4.8. Conclusie moet zijn dat de vorderingen van [eiser in conventie, verweerder in reconventie] dienen te worden afgewezen en dat de reconventionele vordering van de Gemeente kan worden toegewezen, zij het dat, naar [eiser in conventie, verweerder in reconventie] onweersproken heeft gesteld, de termijn vervallend op 31 december 2008 reeds is voldaan zodat de vordering met betrekking tot die termijn moet worden afgewezen.. [eiser in conventie, verweerder in reconventie] zal als de in het ongelijk gestelde partij in de proceskosten worden veroordeeld.

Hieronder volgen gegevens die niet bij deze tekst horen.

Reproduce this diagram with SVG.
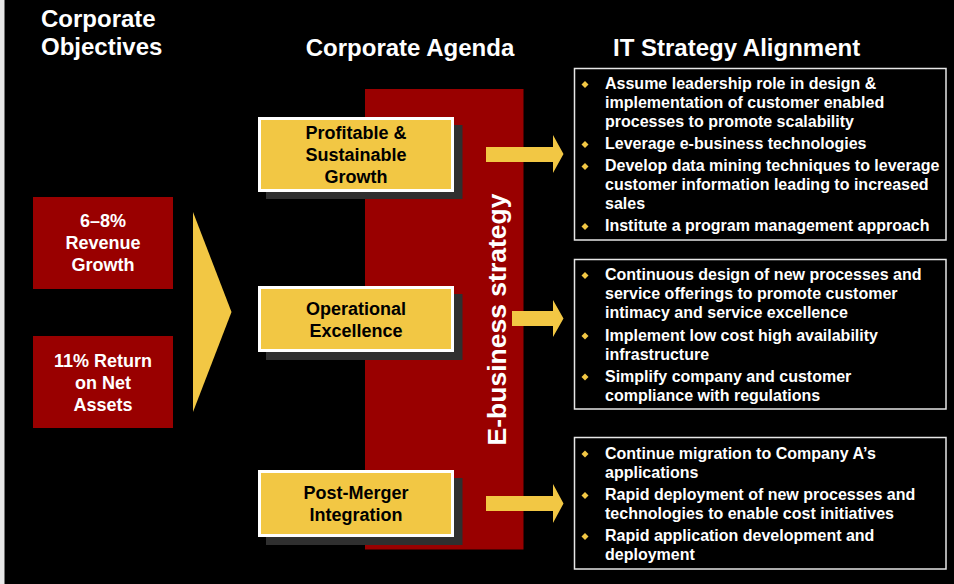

De kosten aan de zijde van Gemeente Sluis worden begroot op:
- vast recht € 313,00
- salaris advocaat € 1.152,00 (3,0 punten × tarief € 384,00)
Totaal € 1.465,00
De beslissing
De rechtbank
in conventie
wijst de vorderingen af,
in reconventie
veroordeelt [eiser in conventie, verweerder in reconventie] tot betaling aan de Gemeente van een bedrag van € 476,44 per jaar, telkens te betalen op 31 december, over de periode vanaf 31 december 2009 tot en met 31 december 2021, voor wat betreft de op 31 december 2009 opeisbaar geworden termijn te vermeerderen met de wettelijke rente vanaf 1 januari 2010, alsmede voor wat betreft de overige termijnen telkens met ingang van 1 januari volgend op het jaar waarin de termijn opeisbaar wordt tot aan de dag van algehele voldoening,
in conventie en in reconventie
veroordeelt [eisers in conventie, verweerders in reconventie] in de proceskosten, aan de zijde van Gemeente Sluis tot op heden begroot op € 1.465,00,
verklaart dit vonnis uitvoerbaar bij voorraad,
5.4. wijst af het meer of anders gevorderde.
Dit vonnis is gewezen door mr. M.M. Steenbeek en in het openbaar uitgesproken op 10 november 2010.